Погруженная в историю тыняновская мысль тем не менее чрезвычайно остро ощущала проблематику современной ему прозы, ее непрерывающуюся связь с русской литературой XIX века. Не без влияния Тынянова и Каверина мы бредили Гоголем, бесконечно перечитывали его, особенно гениальную повесть «Нос», поражаясь вечной новизне ассоциативного художественного мышления величайшего из прозаиков.
Гоголь словом-жестом, словом-краской, словом-думой проник в сущность вещей, людей и явлений, связал воедино разрозненные части мира. Наша эпоха была влюблена в Гоголя, в его живое, дышащее, играющее слово. Артистический дух Гоголя жил в повестях А. Толстого, в рассказах М. Булгакова, М. Зощенко, И. Бабеля, в режиссуре Мейерхольда и Терентьева, в кинорежиссуре Эйзенштейна и Довженко, в графике Альтмана, в живописи Тышлера и Шагала, в поэзии Нарбута и Заболоцкого, в музыке раннего Шостаковича.
На экранах шла «Шинель», поставленная Козинцевым и Траубергом, в театре Мейерхольда и ленинградского Дома печати — «Ревизор», и все ощущали Николая Васильевича как живого своего современника. О Гоголе говорили яркие листы уличных афиш, обложки литературных исследований, тихий голос Б. М. Эйхенбаума на семинаре по прозе, а театровед и историк литературы А. Гвоздев рассказывал после лекций о генеральных репетициях у Мейерхольда, репетициях, где, невидимый и вездесущий, присутствовал Гоголь.
В 1928 году я неожиданно для своих друзей и еще больше для себя самого был избран делегатом 1-го съезда пролетарских писателей. И я, заняв у знакомых клетчатый плед и полотенце, отправился в Москву.

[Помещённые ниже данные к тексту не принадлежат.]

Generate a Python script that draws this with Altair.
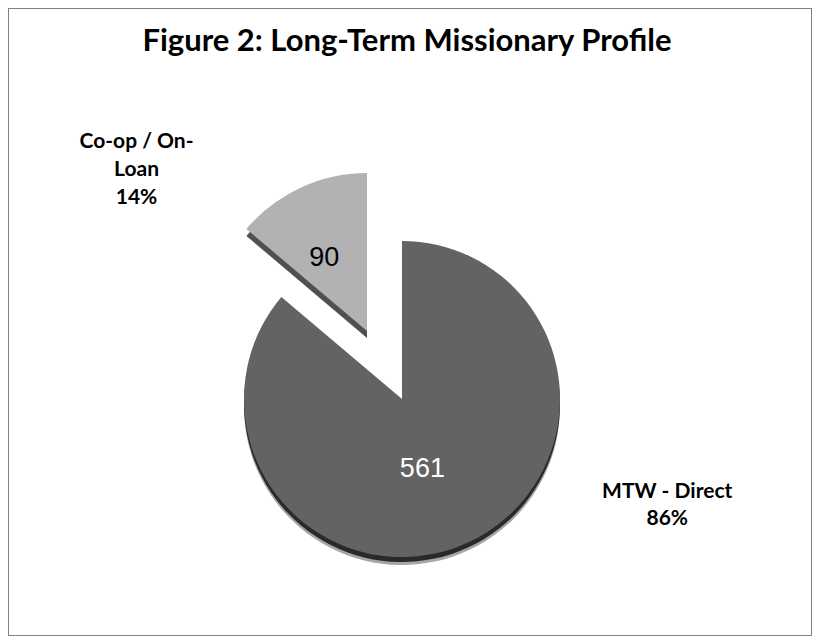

Почти вся ленинградская делегация состояла из двадцатилетних юнцов. Мне помнится, как в Москве перед заседанием к нам, сидящим в первых рядах большого зала, подошел перевальский критик А. Лежнев и спросил:
— А где же ленинградская делегация?
Кажется, Д. Остров или И. Авраменко ответил:
— Ленинградская делегация — это мы.
— Вы? Вы прежде всего мальчишки, — сердито сказал критик, — ничего путного не успели написать и представлять литературный Ленинград не имеете права!
Но с нами были мандаты, молодость и уверенность, что хорошие книги создали именно мы, и в ответ на сердитые и во многом справедливые слова маститого критика мы дружно рассмеялись.
Не только наша делегация, но и многие другие состояли из юнцов, которые больше обещали, чем сделали, и поэтому на съезде разговор шел не столько о сделанном, сколько о том, что предстоит сделать.
Год для советской литературы был знаменательным. В журнале «Октябрь» печатался «Тихий Дон», но о Шолохове говорили не столько присяжные ораторы, сколько писателя в своих частных разговорах.
Официальная часть съезда мне запомнилась плохо, но зато хорошо запомнился литературный вечер: молодой Назым Хикмет, тогда еще студент Института народов Востока, одетый в черную рабочую толстовку юный Алексей Сурков и, разумеется, Маяковский.
Рядом с тем зданием, где собрались делегаты РАППа, оказался еще один съезд или конференция — заседали представители враждебной РАППу литературной группы «Кузница».
Запомнилось мне, как Михаил Чумандрин, подойдя к ограде, за которой стояли пожилые, одетые в длиннополые черные пальто и унылого вида черные шляпы длинноусые «кузнецы», стал высмеивать их, громко выкрикивая:
— Эй, литературные старообрядцы! Беллетристические богомольцы! Пролетарские мистики! — И вдруг погрозил в их сторону.